### Given data ###

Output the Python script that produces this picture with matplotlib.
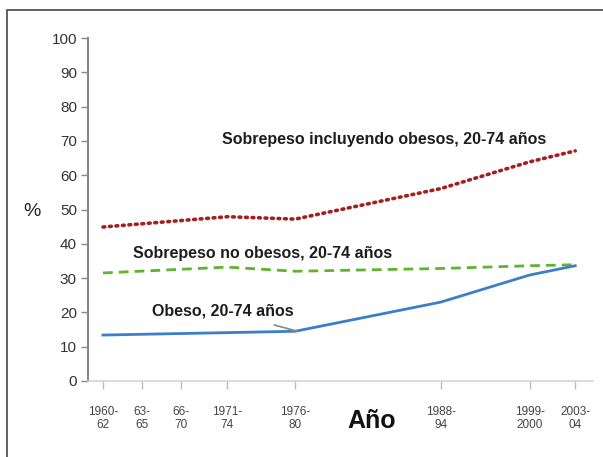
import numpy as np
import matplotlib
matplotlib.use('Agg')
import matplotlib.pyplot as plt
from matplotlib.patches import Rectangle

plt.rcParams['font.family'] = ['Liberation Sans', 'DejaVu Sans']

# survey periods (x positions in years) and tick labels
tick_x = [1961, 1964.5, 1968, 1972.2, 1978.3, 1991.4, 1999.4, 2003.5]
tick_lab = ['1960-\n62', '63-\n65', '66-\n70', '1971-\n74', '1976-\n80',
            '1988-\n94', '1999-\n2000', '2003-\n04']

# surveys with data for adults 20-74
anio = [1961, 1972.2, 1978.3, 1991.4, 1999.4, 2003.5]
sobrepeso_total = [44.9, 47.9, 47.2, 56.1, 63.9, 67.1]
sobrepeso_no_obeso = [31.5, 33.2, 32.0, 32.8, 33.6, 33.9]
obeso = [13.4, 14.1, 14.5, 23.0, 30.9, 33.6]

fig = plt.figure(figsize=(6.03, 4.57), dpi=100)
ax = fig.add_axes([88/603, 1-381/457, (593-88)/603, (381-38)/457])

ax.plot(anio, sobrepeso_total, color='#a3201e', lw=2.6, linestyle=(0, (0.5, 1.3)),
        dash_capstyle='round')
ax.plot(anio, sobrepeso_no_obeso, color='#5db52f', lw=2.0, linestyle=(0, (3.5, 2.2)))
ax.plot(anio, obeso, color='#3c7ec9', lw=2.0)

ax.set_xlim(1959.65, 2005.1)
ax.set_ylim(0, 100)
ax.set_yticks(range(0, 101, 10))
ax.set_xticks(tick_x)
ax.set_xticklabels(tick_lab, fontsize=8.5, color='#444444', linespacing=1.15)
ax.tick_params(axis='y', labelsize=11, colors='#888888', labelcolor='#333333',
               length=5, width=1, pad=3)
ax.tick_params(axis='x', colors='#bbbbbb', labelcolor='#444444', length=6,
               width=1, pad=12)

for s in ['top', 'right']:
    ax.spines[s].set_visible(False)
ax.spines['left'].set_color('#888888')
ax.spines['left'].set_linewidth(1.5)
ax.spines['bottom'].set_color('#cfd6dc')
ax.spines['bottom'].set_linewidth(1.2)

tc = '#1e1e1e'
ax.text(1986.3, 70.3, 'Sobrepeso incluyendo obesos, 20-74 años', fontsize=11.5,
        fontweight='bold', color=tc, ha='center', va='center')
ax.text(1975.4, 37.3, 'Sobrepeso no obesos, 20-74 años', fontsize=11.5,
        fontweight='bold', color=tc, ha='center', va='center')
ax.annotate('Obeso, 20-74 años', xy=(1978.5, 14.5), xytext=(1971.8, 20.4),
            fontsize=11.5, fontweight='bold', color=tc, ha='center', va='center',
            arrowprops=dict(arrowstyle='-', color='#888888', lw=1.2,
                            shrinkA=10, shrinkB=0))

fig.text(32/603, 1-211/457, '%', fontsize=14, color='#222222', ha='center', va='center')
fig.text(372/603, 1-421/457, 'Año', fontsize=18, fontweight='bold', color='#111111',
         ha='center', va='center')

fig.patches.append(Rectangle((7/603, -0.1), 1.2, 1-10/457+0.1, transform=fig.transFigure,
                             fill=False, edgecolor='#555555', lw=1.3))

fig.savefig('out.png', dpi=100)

###

Write out the full set of lines verbatim, without the pictures.

Output the Python script that produces this picture with matplotlib.
import numpy as np
import matplotlib
matplotlib.use('Agg')
import matplotlib.pyplot as plt
from matplotlib.patches import Rectangle

plt.rcParams['font.family'] = ['Liberation Sans', 'DejaVu Sans']

# survey periods (x positions in years) and tick labels
tick_x = [1961, 1964.5, 1968, 1972.2, 1978.3, 1991.4, 1999.4, 2003.5]
tick_lab = ['1960-\n62', '63-\n65', '66-\n70', '1971-\n74', '1976-\n80',
            '1988-\n94', '1999-\n2000', '2003-\n04']

# surveys with data for adults 20-74
anio = [1961, 1972.2, 1978.3, 1991.4, 1999.4, 2003.5]
sobrepeso_total = [44.9, 47.9, 47.2, 56.1, 63.9, 67.1]
sobrepeso_no_obeso = [31.5, 33.2, 32.0, 32.8, 33.6, 33.9]
obeso = [13.4, 14.1, 14.5, 23.0, 30.9, 33.6]

fig = plt.figure(figsize=(6.03, 4.57), dpi=100)
ax = fig.add_axes([88/603, 1-381/457, (593-88)/603, (381-38)/457])

ax.plot(anio, sobrepeso_total, color='#a3201e', lw=2.6, linestyle=(0, (0.5, 1.3)),
        dash_capstyle='round')
ax.plot(anio, sobrepeso_no_obeso, color='#5db52f', lw=2.0, linestyle=(0, (3.5, 2.2)))
ax.plot(anio, obeso, color='#3c7ec9', lw=2.0)

ax.set_xlim(1959.65, 2005.1)
ax.set_ylim(0, 100)
ax.set_yticks(range(0, 101, 10))
ax.set_xticks(tick_x)
ax.set_xticklabels(tick_lab, fontsize=8.5, color='#444444', linespacing=1.15)
ax.tick_params(axis='y', labelsize=11, colors='#888888', labelcolor='#333333',
               length=5, width=1, pad=3)
ax.tick_params(axis='x', colors='#bbbbbb', labelcolor='#444444', length=6,
               width=1, pad=12)

for s in ['top', 'right']:
    ax.spines[s].set_visible(False)
ax.spines['left'].set_color('#888888')
ax.spines['left'].set_linewidth(1.5)
ax.spines['bottom'].set_color('#cfd6dc')
ax.spines['bottom'].set_linewidth(1.2)

tc = '#1e1e1e'
ax.text(1986.3, 70.3, 'Sobrepeso incluyendo obesos, 20-74 años', fontsize=11.5,
        fontweight='bold', color=tc, ha='center', va='center')
ax.text(1975.4, 37.3, 'Sobrepeso no obesos, 20-74 años', fontsize=11.5,
        fontweight='bold', color=tc, ha='center', va='center')
ax.annotate('Obeso, 20-74 años', xy=(1978.5, 14.5), xytext=(1971.8, 20.4),
            fontsize=11.5, fontweight='bold', color=tc, ha='center', va='center',
            arrowprops=dict(arrowstyle='-', color='#888888', lw=1.2,
                            shrinkA=10, shrinkB=0))

fig.text(32/603, 1-211/457, '%', fontsize=14, color='#222222', ha='center', va='center')
fig.text(372/603, 1-421/457, 'Año', fontsize=18, fontweight='bold', color='#111111',
         ha='center', va='center')

fig.patches.append(Rectangle((7/603, -0.1), 1.2, 1-10/457+0.1, transform=fig.transFigure,
                             fill=False, edgecolor='#555555', lw=1.3))

fig.savefig('out.png', dpi=100)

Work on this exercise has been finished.